Here is an important reminder and challenge from Richard Lovelace, from his monumental Dynamics of Spiritual Life:
Only a fraction of the present body of professing Christians are solidly appropriating the justifying work of Christ in their lives… Many… have a theoretical commitment to this doctrine, but in their day-to-day existence they rely on their sanctification for their justification… drawing their assurance of acceptance with God from their sincerity, their past experience of conversion, their recent religious performance or the relative infrequency of their conscious, willful disobedience. Few know enough to start each day with a thoroughgoing stand upon Luther’s platform: you are accepted, looking outward in faith and claiming the wholly alien righteousness of Christ as the only ground for acceptance… Christians who are no longer sure that God loves and accepts them in Jesus, apart from their present spiritual achievements, are subconsciously radically insecure persons… Their insecurity shows itself in pride, a fierce, defensive assertion of their own righteousness, and defensive criticism of others. They come naturally to hate other cultural styles and other races in order to bolster their own security and discharge their suppressed anger.
This paragraph, surprisingly, caused somewhat of a stir when I posted it on my Facebook page yesterday. Most appreciated it. Some who expressed appreciation, I wondered if they really understood what Lovelacve was saying. I hope so.
So, how do we respond if we find ourselves among the majority who are not functionally appropriating the justifying work of Christ?
First: Repent. Don’t fear embracing our own weakness in this area. To do so is to fall back into the same pattern that hinders us from appropriating the present benefits of the “justifying work of Christ”. While I would not suggest that this failure necessarily means one is not a Christian, I would say that it is a functional unbelief, and that when I and others function this way we are living as if we are unbelievers.
That may sound odd to some – “Living as if we are unbelievers”. It may seem odd because many of us are prone to define living like a believer or living like an unbeliever in relation to our moral behavior, or perhaps to our spiritual disciplines. Yet genuine Christianity generally first transforms the heart, which in turn shapes our behaviors. Just as it is possible for one who in not truly converted to act in moral ways, and have regular bible study, etc., so it is possible for one who is truly a Child of God to have periods when we go through the motions without consciously believing, or putting our functional faith in, what Jesus has done to make us his own. In such cases, we “act” as if we are unbelievers.

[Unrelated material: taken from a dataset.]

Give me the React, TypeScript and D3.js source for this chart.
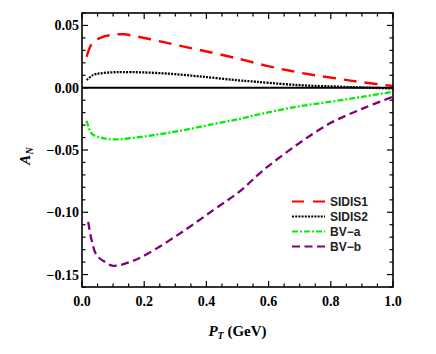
import React from "react";
import * as d3 from "d3";

const sidis1X = [0.015, 0.033, 0.063, 0.1, 0.133, 0.22, 0.304, 0.39, 0.476, 0.519, 0.594, 0.669, 0.744, 0.83, 0.904, 1.0];
const sidis1Y = [0.0249, 0.0357, 0.0405, 0.0425, 0.0429, 0.0389, 0.0343, 0.0297, 0.0249, 0.0223, 0.0176, 0.0136, 0.0102, 0.0070, 0.0043, 0.0014];

const sidis2X = [0.015, 0.036, 0.06, 0.1, 0.133, 0.26, 0.39, 0.508, 0.53, 0.69, 0.83, 0.9, 1.0];
const sidis2Y = [0.0062, 0.0102, 0.0116, 0.0124, 0.0126, 0.0116, 0.0088, 0.0058, 0.0054, 0.0022, 0.0008, 0.0002, -0.0006];

const bvaX = [0.015, 0.031, 0.058, 0.1, 0.208, 0.315, 0.422, 0.508, 0.583, 0.69, 0.797, 0.904, 1.0];
const bvaY = [-0.0265, -0.0367, -0.0399, -0.0415, -0.0388, -0.0346, -0.0292, -0.0250, -0.0206, -0.0153, -0.0113, -0.0072, -0.0032];

const bvbX = [0.02, 0.031, 0.047, 0.074, 0.1, 0.154, 0.208, 0.315, 0.422, 0.508, 0.583, 0.69, 0.797, 0.904, 1.0];
const bvbY = [-0.1077, -0.1224, -0.1345, -0.1399, -0.143, -0.1399, -0.1337, -0.117, -0.0983, -0.0830, -0.0662, -0.046, -0.0286, -0.0166, -0.0072];

const xTicks = [0, 0.2, 0.4, 0.6, 0.8, 1.0];
const yTicks = [0.05, 0, -0.05, -0.1, -0.15];
const seriesNames = ["SIDIS1", "SIDIS2", "BV\u2212a", "BV\u2212b"];
const seriesColors = ["#ff0000", "#000000", "#00ee00", "#800080"];

const W = 436, H = 354;
const left = 82, right = 393, top = 13, bottom = 287;

export default function App() {
  const x = d3.scaleLinear().domain([0, 1]).range([left, right]);
  const y = d3.scaleLinear().domain([-0.16, 0.06]).range([bottom, top]);
  const line = d3.line<[number, number]>().x(d => x(d[0])).y(d => y(d[1])).curve(d3.curveCatmullRom.alpha(0.5));
  const series = [
    { xs: sidis1X, ys: sidis1Y, dash: "13,8", w: 2.4 },
    { xs: sidis2X, ys: sidis2Y, dash: "2,1.2", w: 2.3 },
    { xs: bvaX, ys: bvaY, dash: "6,2,2,2", w: 2.3 },
    { xs: bvbX, ys: bvbY, dash: "8,4.5", w: 2.3 },
  ];
  const minorX = d3.range(0, 1.0001, 0.05);
  const minorY = d3.range(-0.16, 0.0601, 0.01).map(v => Math.round(v * 1000) / 1000);
  const serif = "'Liberation Serif', 'Times New Roman', serif";
  const sans = "'Liberation Sans', Arial, sans-serif";
  return (
    <svg width={W} height={H} style={{ position: "absolute", left: 0, top: 0, background: "#fff" }}>
      <defs>
        <clipPath id="plot">
          <rect x={left} y={top} width={right - left} height={bottom - top} />
        </clipPath>
      </defs>
      <line x1={left} x2={right} y1={y(0)} y2={y(0)} stroke="#000" strokeWidth={2} />
      <g clipPath="url(#plot)">
        {series.map((s, i) => (
          <path key={i} d={line(s.xs.map((v, j) => [v, s.ys[j]]) as [number, number][]) || ""}
            fill="none" stroke={seriesColors[i]} strokeWidth={s.w} strokeDasharray={s.dash} />
        ))}
      </g>
      {minorX.map((v, i) => {
        const major = Math.abs(v * 5 - Math.round(v * 5)) < 1e-6;
        const len = major ? 6 : 3.5;
        return (
          <g key={"xt" + i}>
            <line x1={x(v)} x2={x(v)} y1={bottom} y2={bottom - len} stroke="#000" strokeWidth={1.2} />
            <line x1={x(v)} x2={x(v)} y1={top} y2={top + len} stroke="#000" strokeWidth={1.2} />
          </g>
        );
      })}
      {minorY.map((v, i) => {
        const major = Math.abs(v * 20 - Math.round(v * 20)) < 1e-6;
        const len = major ? 6 : 3.5;
        return (
          <g key={"yt" + i}>
            <line x1={left} x2={left + len} y1={y(v)} y2={y(v)} stroke="#000" strokeWidth={1.2} />
            <line x1={right} x2={right - len} y1={y(v)} y2={y(v)} stroke="#000" strokeWidth={1.2} />
          </g>
        );
      })}
      <rect x={left} y={top} width={right - left} height={bottom - top} fill="none" stroke="#000" strokeWidth={1.6} />
      {xTicks.map((v, i) => (
        <text key={"xl" + i} x={x(v)} y={bottom + 19} textAnchor="middle" fontFamily={serif} fontWeight="bold" fontSize={14}>
          {v.toFixed(1)}
        </text>
      ))}
      {yTicks.map((v, i) => (
        <text key={"yl" + i} x={left - 3} y={y(v) + 5} textAnchor="end" fontFamily={serif} fontWeight="bold" fontSize={14}>
          {(v < 0 ? "\u2212" : "") + Math.abs(v).toFixed(2)}
        </text>
      ))}
      <text transform={`translate(30,${(top + bottom) / 2 + 6}) rotate(-90)`} textAnchor="middle" fontFamily={serif} fontSize={15} fontStyle="italic" fontWeight="bold">
        A<tspan fontSize={10} dy={3}>N</tspan>
      </text>
      <text x={(left + right) / 2} y={336} textAnchor="middle" fontFamily={serif} fontWeight="bold" fontSize={15}>
        <tspan fontStyle="italic">P</tspan><tspan fontStyle="italic" fontSize={10} dy={3}>T</tspan><tspan dy={-3}> (GeV)</tspan>
      </text>
      {seriesNames.map((n, i) => {
        const ly = 201.5 + i * 15;
        return (
          <g key={"lg" + i}>
            <line x1={292} x2={325} y1={ly} y2={ly} stroke={seriesColors[i]} strokeWidth={2.2}
              strokeDasharray={i === 0 ? "12,9" : series[i].dash} />
            <text x={330} y={ly + 4.5} fontFamily={sans} fontSize={12} fontWeight="bold" fill="#222">{n}</text>
          </g>
        );
      })}
    </svg>
  );
}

Acting as a functional unbeliever is a tremendous joy stealer. But if we realize we are accepted and loved because of grace, and with that assurance are willing to acknowledge our weakness in this area (among other areas) then we find ourselves set free from fears about our performance. We are free to repent of our functional unbelief.
Second: Believe. In one sense believing is not really second, but rather 1b, to the 1a of repentance. (Truth is that these must be inseparable, so which is 1a and which is 1b is irrelevant.) But we must remind ourselves, every day, moment-by-moment, that we are loved, not because we earned it or deserve it but simply because God loves us. (Romans 5.8) God’s love is rooted in his character, not our goodness; secured by Jesus’ action, not our performance. And as Romans 5.8 tells us, God demonstrates, or proves, his love for us by the fact that he gave us his Son when we were not deserving. And as Paul went on to explain in Romans 8.31-39, if God loves us when we were unlovable, there is nothing that can separate us from him and his love now that we belong to him. The questions I find myself returning to ask myself are these: “Why does God love me? and How do I know?” The answer is because of Jesus. If that is what I believe then I am in in good shape, because that is not only all that is required, that is all there is. My standing with God rests entirely on what Jesus has done. That is what I must remind myself to believe; and supplement that belief by reminding myself of exactly what Jesus did to demonstrate and secure God’s love. I need to preach these things to my heart every day.